Arrests across Europe as people flout or protest COVID-19 restrictionsComments
Police in Paris have arrested nine people and fined about 160 more since the beginning of the weekend for clandestinely meeting in closed restaurants despite COVID-19 restrictions.
Protests against COVID-19 restrictions were meanwhile held in multiple European capitals on Saturday.
Police in the French capital said on Sunday morning that they had arrested seven people during the night in two separate operations at a shisha bar and a restaurant for refusing to comply with an order to disperse and attacking officers. Fifty-eight people were also issued fines.
The previous evening, they had already arrested the owner and the manager of a restaurant where 110 people had gathered clandestinely. All were also issued fines.
It comes days after the government's own behaviour was questioned following the release of a documentary that accused ministers of dining in secret restaurants in violation of COVID rules.
France is currently under lockdown with all but non-essential shops closed, including restaurants and bars. A nighttime curfew running from 19:00 CET to 06:00 CET is also in force.
The new four-week lockdown was imposed last weekend to battle a surge in cases attributed to the spread of the British variant and which has put hospitals, and ICU units in particular, under serious strain.
A week later, the daily number of confirmed cases remains high with more than 43,280 infections detected on Saturday. The country has the second-highest COVID-19 death toll in the European Union after Italy at 98,602.
Twenty people were meanwhile arrested in Finland on Saturday as they protesters against measures to fight COVID-19.
About 300 people took part in the unauthorised protest in Helsinki — public gatherings of more than six people are currently banned in Finland to prevent the spread of the deadly virus.
The arrests were carried out after a police order to disperse was ignored.
Finland and its 5.5 million inhabitants have one of the best records against COVID-19 in Europe with a death toll of 866 and fewer than 114,000 cases confirmed. But a rise in the incidence rate in mid-February prompted the authorities into taking additional measures, including closing restaurants.
Hundreds of people also gathered in the Danish capital Copenhagen on Saturday to protest their country's strategy against the virus and the introduction of a COVID passport.

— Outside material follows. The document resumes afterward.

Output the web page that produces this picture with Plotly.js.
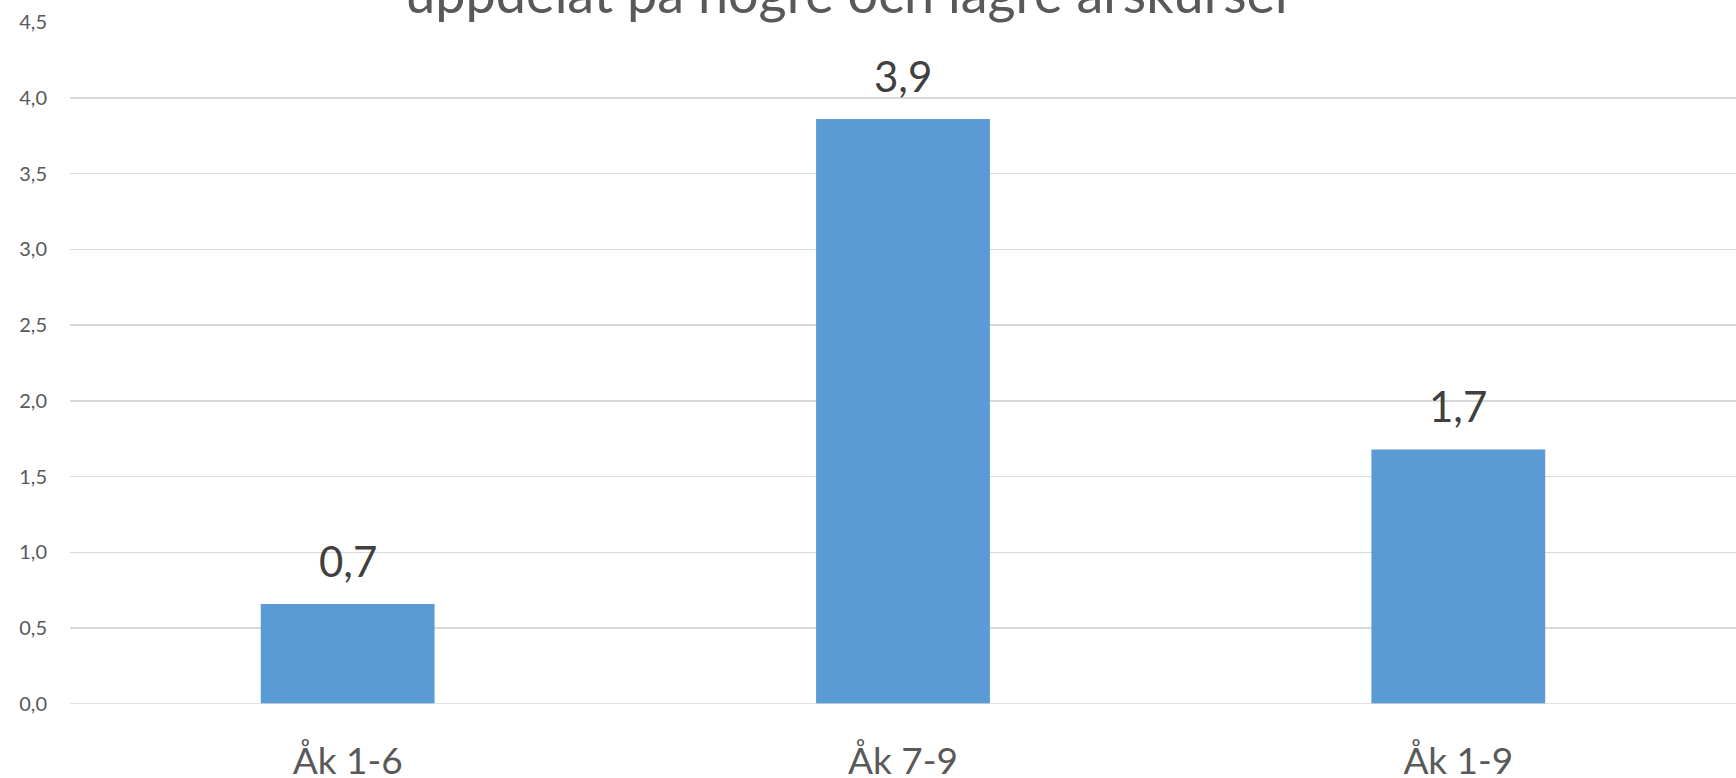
<!DOCTYPE html>
<html>
<head>
<meta charset="utf-8">
<script src="https://cdn.plot.ly/plotly-3.0.1.min.js"></script>
<style>html,body{margin:0;padding:0;background:#fff;}#chart{width:1736px;height:778px;}</style>
</head>
<body>
<div id="chart"></div>
<script>
const categories = ["Åk 1-6", "Åk 7-9", "Åk 1-9"];
const values = [0.66, 3.86, 1.68];
const tickValues = [0, 0.5, 1, 1.5, 2, 2.5, 3, 3.5, 4, 4.5];
const titleText = "uppdelat på högre och lägre årskurser";

const FONT = "Lato, 'Open Sans', sans-serif";

const trace = {
  type: "bar",
  x: categories,
  y: values,
  marker: {color: "#5B9BD5"},
  hoverinfo: "skip"
};

const annotations = categories.map((c, i) => ({
  x: c, y: values[i], xref: "x", yref: "y",
  text: values[i].toFixed(1).replace(".", ","),
  showarrow: false, yanchor: "bottom", yshift: 16,
  font: {family: FONT, size: 42, color: "#404040"}
}));

const layout = {
  width: 1736, height: 778,
  margin: {l: 70, r: 0, t: 22, b: 73.5, pad: 0},
  paper_bgcolor: "#ffffff", plot_bgcolor: "#ffffff",
  separators: ", ",
  bargap: 0.687,
  showlegend: false,
  title: {
    text: titleText,
    font: {family: FONT, size: 54, color: "#595959"},
    x: 850/1736, xanchor: "center",
    xref: "container", yref: "container",
    y: 1 - 13/778, yanchor: "bottom"
  },
  xaxis: {
    type: "category",
    showgrid: false, zeroline: false, showline: false,
    ticks: "", ticklen: 0, ticklabelstandoff: 32,
    tickfont: {family: FONT, size: 37, color: "#595959"},
    automargin: false
  },
  yaxis: {
    range: [0, 4.5],
    tickvals: tickValues,
    tickformat: ".1f",
    showgrid: true, gridcolor: "#D9D9D9", gridwidth: 1.5,
    zeroline: false, showline: false,
    ticks: "", ticklabelstandoff: 22,
    tickfont: {family: FONT, size: 20, color: "#595959"},
    automargin: false
  },
  shapes: [{
    type: "line", xref: "paper", yref: "y", x0: 0, x1: 1, y0: 0, y1: 0,
    line: {color: "#D9D9D9", width: 1.5}
  }],
  annotations: annotations
};

Plotly.newPlot("chart", [trace], layout, {displayModeBar: false, staticPlot: true});
</script>
</body>
</html>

Launched on Tuesday, the "coronapas" is given to people who have either been fully vaccinated, have tested positive for the virus two to 12 weeks previously or negative over the previous 72 hours. It allows them to enter certain businesses including hairdressers, beauty salons and driving schools.
The protesters — who had rallied following a call by the "Men in Black" group — marched in a "relatively peaceful" way in the streets according to the authorities, before joining the city hall in the middle of the evening.
The country of 5.8 million has deplored the death of 2,436 people since the beginning fo the pandemic and has recorded more than 235,000 cases.
Denmark has been under partial containment since late December. Even if several measures have been lifted since February, the quasi-general reopening is only tabled for May 21, a date chosen because it should correspond to the end of the vaccination of people over 50.
In Norway, where the government had tightened the screw before the Easter holidays in the face of a rebound in cases attributed to the British variant, about 200 demonstrators also protested Saturday in the centre of the capital Oslo against the measures taken and burned masks.
No incidents with law enforcement were reported.
Similar protests were also held in Vienna, Austria, and in the Romanian capital, Bucharest.